摘要

During the bidirectional exchange of electricity between electric vehicles (EVs) and smart grid, plenty of sensors have been deployed to sense the EVs' battery status and monitor the electricity regulation requirements. When electricity consumption at power grid demand-side sharply increases/decreases, charging points (CPs) access these sensors by multicast technology to aggregate the EVs' battery status, publish electricity regulation requests and assign the state of charge (SOC) transition instructs in vehicle-to-grid (V2G). However, intermittent connections arising from distributed and mobile energy storage bring many challenging problems on multicast scheduling. First, in smart grid, peak shaving and load shifting require V2G to sense and regulate the EVs' SOC according to their battery status precisely, while the traditional multicast only considers their mutable network locations (e.g., WLAN, IP, and MAC).
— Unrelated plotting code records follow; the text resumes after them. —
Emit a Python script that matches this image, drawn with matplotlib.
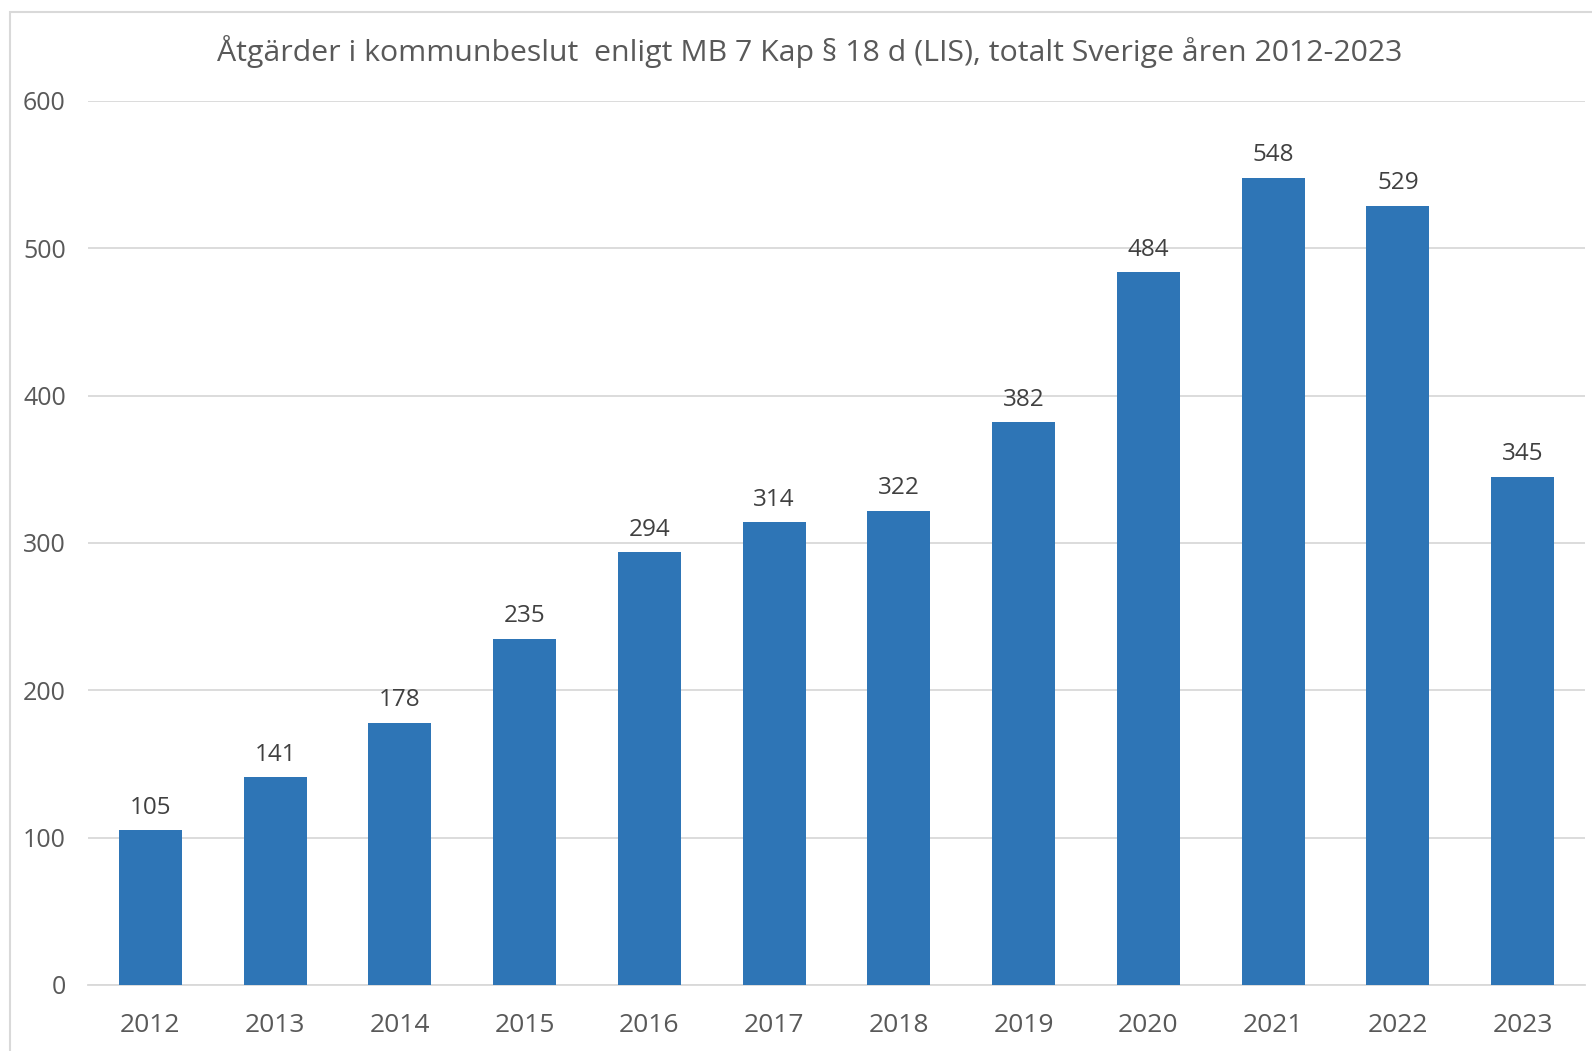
import matplotlib.pyplot as plt
from matplotlib.patches import Rectangle

plt.rcParams['font.family'] = ['Open Sans', 'DejaVu Sans']

years = ['2012', '2013', '2014', '2015', '2016', '2017', '2018', '2019', '2020', '2021', '2022', '2023']
values = [105, 141, 178, 235, 294, 314, 322, 382, 484, 548, 529, 345]
yticks = [0, 100, 200, 300, 400, 500, 600]

W, H = 1592, 1051
fig = plt.figure(figsize=(W / 100, H / 100), dpi=100)

# light chart border (cut off at right and bottom like the reference)
fig.patches.append(Rectangle((10 / W, -0.1), 1.2, 1.1 - 12 / H,
                             transform=fig.transFigure, fill=False,
                             edgecolor='#d9d9d9', linewidth=1.5))

ax = fig.add_axes([88 / W, 1 - 985 / H, (1585 - 88) / W, (985 - 101) / H])
x = range(len(years))
ax.bar(x, values, width=0.505, color='#2E75B6', zorder=3)

for xi, v in zip(x, values):
    ax.text(xi, v + 7, str(v), ha='center', va='bottom', fontsize=17.5, color='#404040')

ax.set_xlim(-0.5, len(years) - 0.5)
ax.set_ylim(0, 600)
ax.set_yticks(yticks)
ax.set_xticks(list(x))
ax.set_xticklabels(years)
ax.grid(axis='y', color='#d9d9d9', linewidth=1.3, zorder=0)
for s in ['top', 'right', 'left']:
    ax.spines[s].set_visible(False)
ax.spines['bottom'].set_color('#d9d9d9')
ax.spines['bottom'].set_linewidth(1.3)
ax.tick_params(axis='x', length=0, labelsize=19, labelcolor='#595959', pad=20)
ax.tick_params(axis='y', length=0, labelsize=18, labelcolor='#595959', pad=16)

fig.text(0.5 * (215 + 1404) / W, 1 - 52 / H,
         'Åtgärder i kommunbeslut  enligt MB 7 Kap § 18 d (LIS), totalt Sverige åren 2012-2023',
         ha='center', va='center', fontsize=21.8, color='#595959')

fig.savefig('out.png', dpi=100)
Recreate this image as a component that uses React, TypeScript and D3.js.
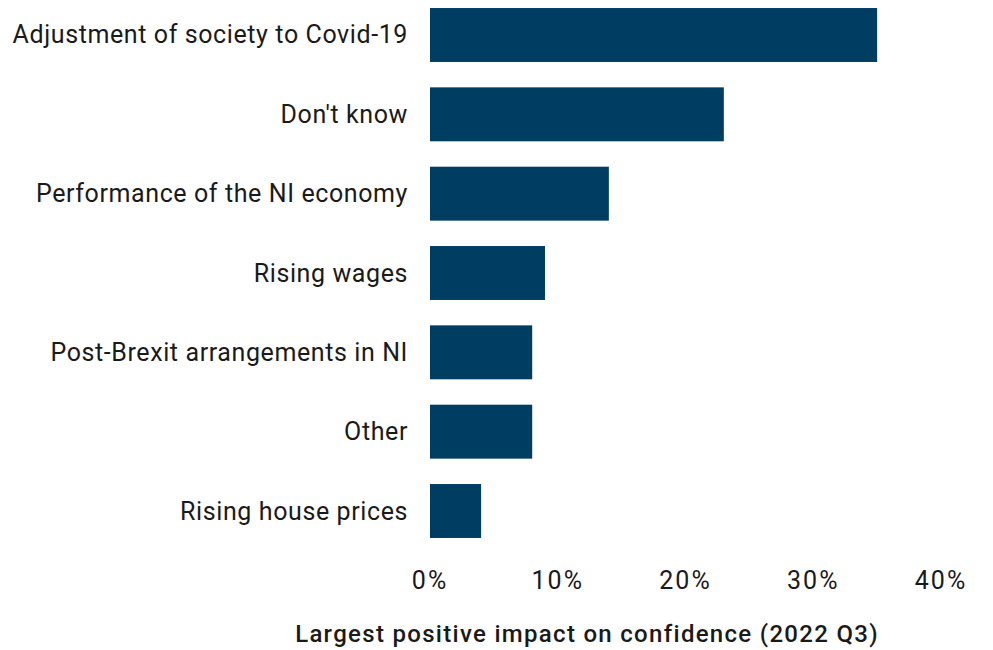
import React from "react";
import * as d3 from "d3";

const categories = [
  "Adjustment of society to Covid-19",
  "Don't know",
  "Performance of the NI economy",
  "Rising wages",
  "Post-Brexit arrangements in NI",
  "Other",
  "Rising house prices",
];
const values = [35, 23, 14, 9, 8, 8, 4];
const ticks = [0, 10, 20, 30, 40];
const axisTitle = "Largest positive impact on confidence (2022 Q3)";

const W = 993;
const H = 650;
const FONT = "Roboto, 'DejaVu Sans', sans-serif";

export default function App() {
  const x = d3.scaleLinear().domain([0, 40]).range([430, 941]);
  const y = d3
    .scaleBand<string>()
    .domain(categories)
    .range([-4.67, 550.67])
    .paddingInner(0.32)
    .paddingOuter(0.16);

  return (
    <svg
      width={W}
      height={H}
      style={{ position: "absolute", left: 0, top: 0, background: "#fff" }}
      fontFamily={FONT}
    >
      {categories.map((c, i) => (
        <g key={c}>
          <rect
            x={x(0)}
            y={y(c)}
            width={x(values[i]) - x(0)}
            height={y.bandwidth()}
            fill="#003d63"
          />
          <text
            x={x(0) - 22}
            y={(y(c) as number) + y.bandwidth() / 2}
            textAnchor="end"
            dominantBaseline="central"
            fontSize={25}
            letterSpacing={0.6}
            fill="#1a1a1a"
          >
            {c}
          </text>
        </g>
      ))}
      {ticks.map((t) => (
        <text
          key={t}
          x={x(t)}
          y={580}
          textAnchor="middle"
          dominantBaseline="central"
          fontSize={25}
          letterSpacing={2}
          fill="#1a1a1a"
        >
          {t}%
        </text>
      ))}
      <text
        x={587}
        y={634}
        textAnchor="middle"
        dominantBaseline="central"
        fontSize={24}
        fontWeight={500}
        letterSpacing={1.3}
        fill="#1a1a1a"
      >
        {axisTitle}
      </text>
    </svg>
  );
}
Second, as the number of EVs that participate into V2G increases, V2G needs to schedule the massive multicast traffic with priority to satisfy the dynamic and real-time regulation requirements. To address these problems, in this paper, we first aim to demonstrate that the appreciable battery status is more adaptive than network location to act as a multicast primitive in V2G. We propose a battery status sensing software-defined multicast (BSS-SDM) scheme to reduce the latency of V2G regulation services. In the BSS-SDM scheme, the battery status of each EV is identified during SOC transitions and maintained by a centralized controller. Besides, we propose a battery-status-based multicast scheduling algorithm to implement the V2G regulation optimization. Simulation results verify the effectiveness of proposed schemes.